According to Statista, German companies alone invested more than 13 billion euro in advertising in the first half of 2015, which is equivalent to more than 160 euro per person living in the country. It’s a lot of money and it can achieve a lot if it is invested sensibly. Not every channel and certainly not every hype is the right choice in this regard.
Marketing by way of indiscriminate all-round distribution can never be as effective as that, which is pushed to the right recipients at exactly the right time by analysing and controlling all measures and channels. This may sound logical, but it still hasn’t fully permeated the marketing world.
The variety of options and (new) channels all too often results in hurried “me too” behaviour, zealous activism and ever more complicated measures with minimal results. Just because the competition is active on Twitter, for example, doesn’t necessarily mean that it makes sense to engage with one’s audience in that way. On the customer journey from mild curiosity to actually making a purchase, this individual channel may only play a very small role, if it plays a role at all.

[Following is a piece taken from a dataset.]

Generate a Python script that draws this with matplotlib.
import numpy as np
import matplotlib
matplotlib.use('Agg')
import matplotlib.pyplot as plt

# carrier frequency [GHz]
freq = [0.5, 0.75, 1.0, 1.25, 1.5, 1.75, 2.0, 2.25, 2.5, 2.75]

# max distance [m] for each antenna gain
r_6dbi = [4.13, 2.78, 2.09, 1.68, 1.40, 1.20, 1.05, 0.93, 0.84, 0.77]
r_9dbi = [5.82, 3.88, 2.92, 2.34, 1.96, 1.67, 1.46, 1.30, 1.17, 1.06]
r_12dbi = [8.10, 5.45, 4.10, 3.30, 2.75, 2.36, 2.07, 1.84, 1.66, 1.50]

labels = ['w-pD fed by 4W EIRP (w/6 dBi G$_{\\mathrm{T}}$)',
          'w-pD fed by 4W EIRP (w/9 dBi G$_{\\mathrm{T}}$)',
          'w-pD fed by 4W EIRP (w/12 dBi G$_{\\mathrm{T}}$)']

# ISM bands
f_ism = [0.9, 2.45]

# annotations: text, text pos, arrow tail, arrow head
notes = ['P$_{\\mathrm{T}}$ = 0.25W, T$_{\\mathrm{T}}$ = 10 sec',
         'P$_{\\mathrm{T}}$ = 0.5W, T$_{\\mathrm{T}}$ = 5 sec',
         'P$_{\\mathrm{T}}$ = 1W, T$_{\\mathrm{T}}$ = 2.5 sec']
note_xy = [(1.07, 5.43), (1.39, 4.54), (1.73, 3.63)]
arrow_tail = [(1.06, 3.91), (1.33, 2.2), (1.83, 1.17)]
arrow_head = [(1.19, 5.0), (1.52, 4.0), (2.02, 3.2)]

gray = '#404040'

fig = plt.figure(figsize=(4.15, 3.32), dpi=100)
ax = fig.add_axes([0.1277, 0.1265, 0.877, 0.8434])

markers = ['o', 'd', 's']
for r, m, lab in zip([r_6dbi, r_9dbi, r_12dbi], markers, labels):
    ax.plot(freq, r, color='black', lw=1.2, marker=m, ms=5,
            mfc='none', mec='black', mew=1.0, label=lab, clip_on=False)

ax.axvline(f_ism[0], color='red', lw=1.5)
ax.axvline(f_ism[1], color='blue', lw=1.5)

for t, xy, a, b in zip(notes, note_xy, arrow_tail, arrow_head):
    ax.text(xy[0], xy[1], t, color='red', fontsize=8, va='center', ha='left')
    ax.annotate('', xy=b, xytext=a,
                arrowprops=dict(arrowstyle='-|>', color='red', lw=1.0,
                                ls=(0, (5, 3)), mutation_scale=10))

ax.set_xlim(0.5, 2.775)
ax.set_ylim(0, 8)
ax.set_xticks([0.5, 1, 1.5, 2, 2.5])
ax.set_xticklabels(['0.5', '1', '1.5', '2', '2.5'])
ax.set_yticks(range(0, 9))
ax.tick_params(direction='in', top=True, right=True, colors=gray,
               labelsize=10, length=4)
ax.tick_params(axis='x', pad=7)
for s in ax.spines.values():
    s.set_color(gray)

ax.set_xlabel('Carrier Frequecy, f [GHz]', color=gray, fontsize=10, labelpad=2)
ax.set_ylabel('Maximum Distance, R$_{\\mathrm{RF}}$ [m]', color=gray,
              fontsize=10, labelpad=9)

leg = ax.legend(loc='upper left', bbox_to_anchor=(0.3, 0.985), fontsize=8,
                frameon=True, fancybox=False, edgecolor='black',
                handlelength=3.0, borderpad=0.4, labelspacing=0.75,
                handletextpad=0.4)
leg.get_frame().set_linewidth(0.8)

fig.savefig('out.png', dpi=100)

Marketing departments are therefore advised to closely analyse this customer journey with all its touchpoints and control their marketing activities based on attribution models, which determine the actual added value of each advertising channel implemented. Such attribution programs can evaluate between 250,000 and 800,000 datapoints from a five-digit number of users and then bundle this information to deliver the right online ad within 30 to 50 milliseconds depending on a few user-specific parameters.
Knowledge and the amount of data grows exponentially with each operation. This is why the term “big data” is often used in this context. Retailers who quickly respond in the right way to the knowledge gained from big data can improve their margin by up to 60 percent, as McKinsey consultants have found. Attribution refers not only to the digital channels, but can be used to optimize budgets for all channels including online and offline channels (TV, catalogues, etc.) as well as mobile channels. And of course this is true even if only a few channels are used.
The attribution models, which have mostly been static models thus far, assign a percentage of each sale to each channel depending on its position in the customer journey. These models are increasingly being replaced by more advanced, dynamic models, which reflect complex realities. The technology behind this is very complicated and includes intelligent algorithms, statistical procedures and even the inclusion of cancelled purchases, but it provides scientifically sound knowledge to effectively address target audiences, achieve a higher level of customer loyalty and increase ROI. The trick here is that these attribution models are currently “learning” and can thus respond dynamically to shifts in the market or changing customer behaviour.
This dynamic method also explains why attribution is not a one-off project, but rather an ongoing challenge and constant undulation between measurements and the fine-tuning of budgets, strategies and channel mixtures.